Google Fiber, the Internet search giant's super-fast Internet experiment in Kansas City, Mo., that operates at a speed 100 times faster than a typical broadband connection, could be coming to a city near you.
During Google's fourth-quarter earnings call, Google Chief Executive Larry Page and Chief Financial Officer Patrick Pichette made it clear Google Fiber is not a "hobby" for the company.
"It's been great to see the success there with the initial roll-out," Page said.
He cautioned: "We are still in the very early stages of it." But he emphasized: "We are excited about the possibilities there."
Pichette said Google Fiber installations are growing each week. "People just love the product," he said.
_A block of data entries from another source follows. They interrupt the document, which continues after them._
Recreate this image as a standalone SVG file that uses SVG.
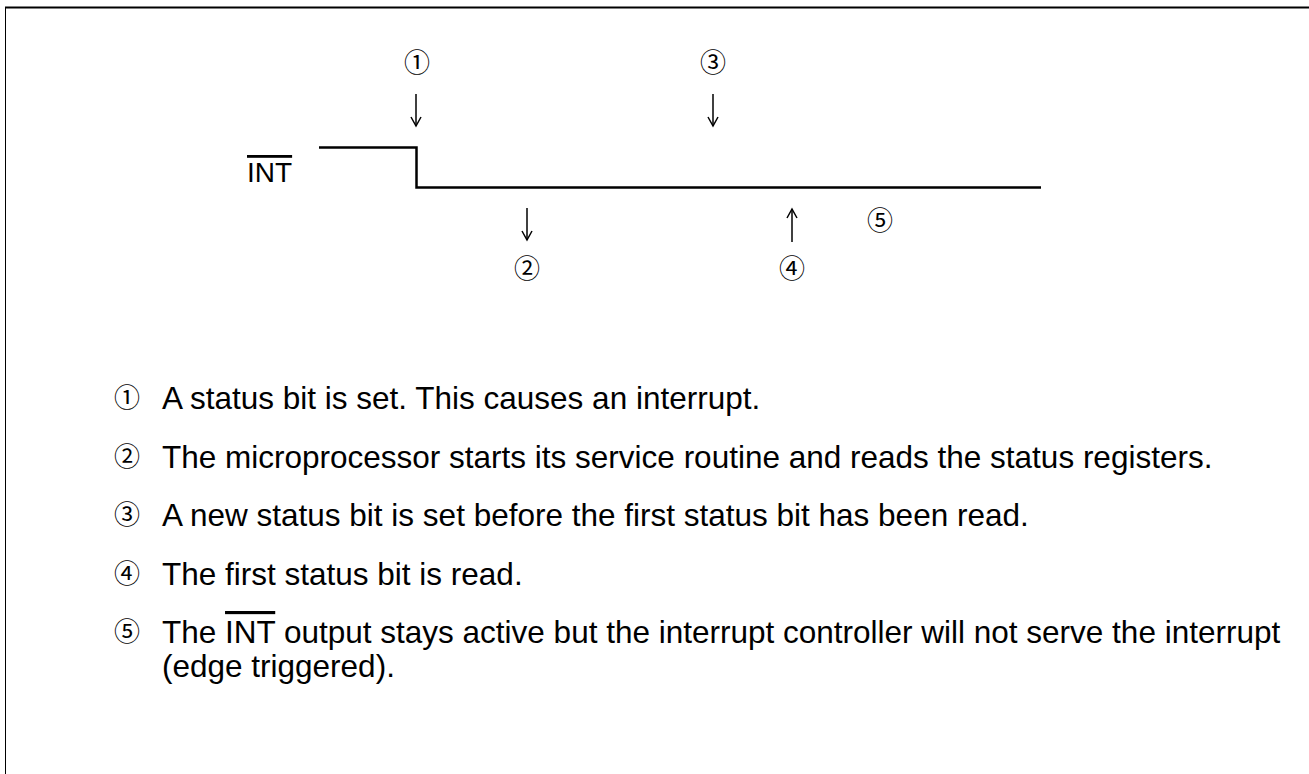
<svg xmlns="http://www.w3.org/2000/svg" width="1309" height="774" viewBox="0 0 1309 774">
<style>
.t{font-family:"Liberation Sans",Arial,"DejaVu Sans",sans-serif;fill:#000}
.n{font-family:"Noto Sans CJK JP","DejaVu Sans",sans-serif;fill:#000;text-anchor:middle;font-size:26px}
.sig{fill:none;stroke:#000;stroke-width:2.5}
.arr{fill:none;stroke:#000;stroke-width:1.5}
.ov{text-decoration:overline}
</style>
<defs>
<marker id="ah" markerWidth="12" markerHeight="12" refX="10" refY="6" orient="auto" markerUnits="userSpaceOnUse">
<path d="M1,1 L10,6 L1,11" fill="none" stroke="#000" stroke-width="1.5"/>
</marker>
</defs>
<g id="frame">
<line x1="5" y1="7.5" x2="1309" y2="7.5" stroke="#000" stroke-width="2"/>
<line x1="5.5" y1="7" x2="5.5" y2="774" stroke="#000" stroke-width="1"/>
</g>
<g id="signal">
<text class="t ov" x="247" y="182" font-size="28">INT</text>
<polyline class="sig" points="319,147.5 416.5,147.5 416.5,187.5 1041,187.5"/>
</g>
<g id="labels">
<text class="n" x="417" y="72">①</text>
<text class="n" x="713" y="72">③</text>
<text class="n" x="527" y="278">②</text>
<text class="n" x="792" y="278">④</text>
<text class="n" x="880" y="230">⑤</text>
</g>
<g id="connectors">
<line class="arr" x1="416" y1="94" x2="416" y2="126" marker-end="url(#ah)"/>
<line class="arr" x1="713" y1="94" x2="713" y2="126" marker-end="url(#ah)"/>
<line class="arr" x1="527" y1="208" x2="527" y2="240" marker-end="url(#ah)"/>
<line class="arr" x1="792" y1="242" x2="792" y2="209" marker-end="url(#ah)"/>
</g>
<g id="legend">
<text class="n" x="127" y="407">①</text>
<text class="t" x="162" y="409" font-size="31.5">A status bit is set. This causes an interrupt.</text>
<text class="n" x="127" y="465.5">②</text>
<text class="t" x="162" y="467.5" font-size="31.5">The microprocessor starts its service routine and reads the status registers.</text>
<text class="n" x="127" y="524">③</text>
<text class="t" x="162" y="526" font-size="31.5">A new status bit is set before the first status bit has been read.</text>
<text class="n" x="127" y="582.5">④</text>
<text class="t" x="162" y="584.5" font-size="31.5">The first status bit is read.</text>
<text class="n" x="127" y="641">⑤</text>
<text class="t" x="162" y="643" font-size="31.5">The <tspan class="ov">INT</tspan> output stays active but the interrupt controller will not serve the interrupt</text>
<text class="t" x="162" y="677" font-size="31.5">(edge triggered).</text>
</g>
</svg>
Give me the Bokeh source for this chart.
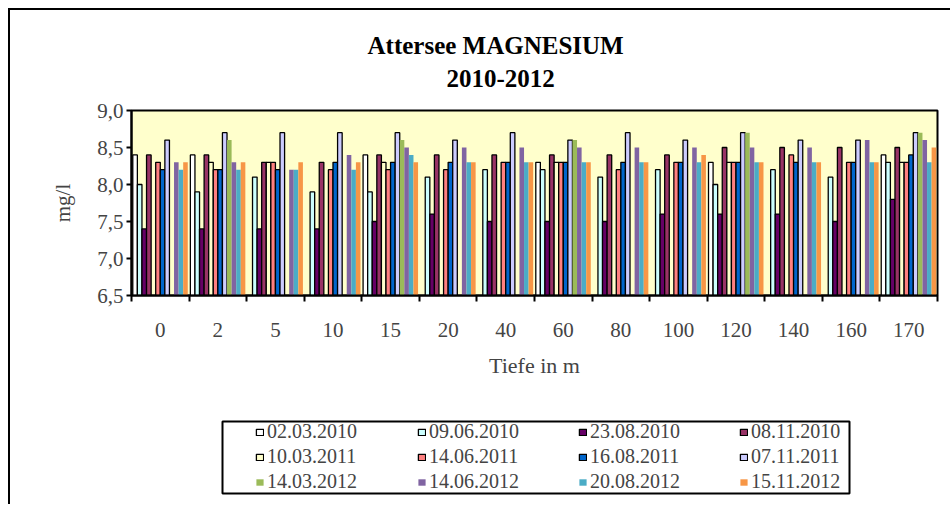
from bokeh.plotting import figure
from bokeh.layouts import column
from bokeh.models import Legend, LegendItem, FixedTicker, Range1d, ColumnDataSource, Title
from bokeh.transform import dodge
from bokeh.embed import file_html
from bokeh.resources import INLINE

N = float("nan")

depths = ["0", "2", "5", "10", "15", "20", "40", "60", "80", "100", "120", "140", "160", "170"]

series_names = ["02.03.2010", "09.06.2010", "23.08.2010", "08.11.2010",
                "10.03.2011", "14.06.2011", "16.08.2011", "07.11.2011",
                "14.03.2012", "14.06.2012", "20.08.2012", "15.11.2012"]

s_02_03_2010 = [8.4, 8.4, N, N, 8.4, N, N, 8.3, N, N, 8.3, N, N, 8.4]
s_09_06_2010 = [8.0, 7.9, 8.1, 7.9, 7.9, 8.1, 8.2, 8.2, 8.1, 8.2, 8.0, 8.2, 8.1, 8.3]
s_23_08_2010 = [7.4, 7.4, 7.4, 7.4, 7.5, 7.6, 7.5, 7.5, 7.5, 7.6, 7.6, 7.6, 7.5, 7.8]
s_08_11_2010 = [8.4, 8.4, 8.3, 8.3, 8.4, 8.4, 8.4, 8.4, 8.4, 8.4, 8.5, 8.5, 8.5, 8.5]
s_10_03_2011 = [N, 8.3, 8.3, N, 8.3, N, N, 8.3, N, N, 8.3, N, N, 8.3]
s_14_06_2011 = [8.3, 8.2, 8.3, 8.2, 8.2, 8.2, 8.3, 8.3, 8.2, 8.3, 8.3, 8.4, 8.3, 8.3]
s_16_08_2011 = [8.2, 8.2, 8.2, 8.3, 8.3, 8.3, 8.3, 8.3, 8.3, 8.3, 8.3, 8.3, 8.3, 8.4]
s_07_11_2011 = [8.6, 8.7, 8.7, 8.7, 8.7, 8.6, 8.7, 8.6, 8.7, 8.6, 8.7, 8.6, 8.6, 8.7]
s_14_03_2012 = [N, 8.6, N, N, 8.6, N, N, 8.6, N, N, 8.7, N, N, 8.7]
s_14_06_2012 = [8.3, 8.3, 8.2, 8.4, 8.5, 8.5, 8.5, 8.5, 8.5, 8.5, 8.5, 8.5, 8.6, 8.6]
s_20_08_2012 = [8.2, 8.2, 8.2, 8.2, 8.4, 8.3, 8.3, 8.3, 8.3, 8.3, 8.3, 8.3, 8.3, 8.3]
s_15_11_2012 = [8.3, 8.3, 8.3, 8.3, 8.3, 8.3, 8.3, 8.3, 8.3, 8.4, 8.3, 8.3, 8.3, 8.5]

series_values = [s_02_03_2010, s_09_06_2010, s_23_08_2010, s_08_11_2010,
                 s_10_03_2011, s_14_06_2011, s_16_08_2011, s_07_11_2011,
                 s_14_03_2012, s_14_06_2012, s_20_08_2012, s_15_11_2012]

colors = ["#FFFFFF", "#CCFFFF", "#660066", "#993366",
          "#FFFFCC", "#FF8080", "#0066CC", "#CCCCFF",
          "#9BBB59", "#8064A2", "#4BACC6", "#F79646"]
bordered = [True, True, True, True, True, True, True, True, False, False, False, False]

y_ticks = [6.5, 7.0, 7.5, 8.0, 8.5, 9.0]
y_labels = ["6,5", "7,0", "7,5", "8,0", "8,5", "9,0"]

FONT = "Liberation Serif"

# ---------------- main chart ----------------
p = figure(width=940, height=400, x_range=Range1d(0, 14), y_range=Range1d(6.5, 9.0),
           output_backend="svg", toolbar_location=None, frame_align=False,
           min_border_left=121, min_border_right=13, min_border_top=100, min_border_bottom=115)
p.background_fill_color = "#FFFFCC"
p.border_fill_color = "white"
p.outline_line_color = "black"
p.outline_line_width = 2
p.xgrid.visible = False
p.ygrid.visible = False

n_series = len(series_names)
group = 0.955
w = group / n_series
xc = [i + 0.5 for i in range(len(depths))]

for k in range(n_series):
    src = ColumnDataSource(dict(x=xc, top=series_values[k]))
    off = -group / 2 + (k + 0.5) * w
    p.vbar(x=dodge("x", off), top="top", bottom=6.5, width=w, source=src,
           fill_color=colors[k],
           line_color="black" if bordered[k] else None,
           line_width=1.3)

yax = p.yaxis[0]
yax.ticker = FixedTicker(ticks=y_ticks)
yax.major_label_overrides = {t: l for t, l in zip(y_ticks, y_labels)}
yax.axis_line_width = 2
yax.major_tick_line_width = 2
yax.major_tick_out = 5
yax.major_tick_in = 0
yax.minor_tick_out = 0
yax.minor_tick_in = 0
yax.major_label_text_font = FONT
yax.major_label_text_font_size = "21px"
yax.major_label_standoff = 3
yax.axis_label = "mg/l"
yax.axis_label_text_font = FONT
yax.axis_label_text_font_size = "21px"
yax.axis_label_text_font_style = "normal"
yax.axis_label_standoff = 19

xax = p.xaxis[0]
xax.ticker = FixedTicker(ticks=xc, minor_ticks=list(range(len(depths) + 1)))
xax.major_label_overrides = {c: d for c, d in zip(xc, depths)}
xax.axis_line_width = 2
xax.major_tick_out = 0
xax.major_tick_in = 0
xax.minor_tick_out = 6
xax.minor_tick_in = 0
xax.minor_tick_line_width = 2
xax.major_label_text_font = FONT
xax.major_label_text_font_size = "21px"
xax.major_label_standoff = 21
xax.axis_label = "Tiefe in m"
xax.axis_label_text_font = FONT
xax.axis_label_text_font_size = "22px"
xax.axis_label_text_font_style = "normal"
xax.axis_label_standoff = 13

# titles (added nearest-first)
p.title.visible = False
p.add_layout(Title(text="2010-2012", align="left", offset=315, standoff=48,
                   text_font=FONT, text_font_size="25px", text_font_style="bold",
                   text_color="black"), "above")
p.add_layout(Title(text="Attersee MAGNESIUM", align="left", offset=236, standoff=-31,
                   text_font=FONT, text_font_size="25px", text_font_style="bold",
                   text_color="black"), "above")

# ---------------- legend box ----------------
lf = figure(width=940, height=94, x_range=Range1d(0, 1), y_range=Range1d(0, 1),
            x_axis_type=None, y_axis_type=None, output_backend="svg", toolbar_location=None,
            frame_align=False,
            min_border_left=212, min_border_right=101, min_border_top=11, min_border_bottom=11)
lf.outline_line_color = "black"
lf.outline_line_width = 2
lf.background_fill_color = "white"
lf.border_fill_color = "white"
lf.xgrid.visible = False
lf.ygrid.visible = False

# legend-only renderers: their single mark lies outside the visible range
dummies = []
for k in range(n_series):
    r = lf.quad(left=[5.0], right=[6.0], top=[5.0], bottom=[4.0], fill_color=colors[k],
                line_color="black" if bordered[k] else None, line_width=1.3)
    dummies.append(r)

col_x = [33, 195, 356, 517]
for j in range(4):
    items = [LegendItem(label=series_names[j + 4 * r], renderers=[dummies[j + 4 * r]])
             for r in range(3)]
    lg = Legend(items=items, orientation="vertical", location=(col_x[j], 0),
                border_line_color=None, background_fill_alpha=0,
                label_text_font=FONT, label_text_font_size="20px",
                glyph_width=9, glyph_height=8, label_standoff=3,
                spacing=2, padding=1, margin=0, label_height=22)
    lf.add_layout(lg)

root = column(p, lf, spacing=0)
root.styles = {"margin-top": "8px", "margin-left": "8px",
               "border-top": "2px solid black", "border-left": "2px solid black"}

open("out.html", "w").write(file_html(root, INLINE))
"It’s not a hobby," he added. "We really think we should be making a good business with this opportunity."
"We are going to continue to look at the possibility of expanding."
For the time being, Pichette said Google is "debugging" the product and the experience for users.
But, he said, such super-fast Internet is "what people are dying to get everywhere."
Last month Google Chairman Eric Schmidt said Google was delivering 760 megabits per second to the customer, and taking 720 megabits a second from customers. He made the remarks during the New York Times Dealbook conference in New York.
Schmidt said Google is thinking about rolling out the service to other cities but did not specify which ones.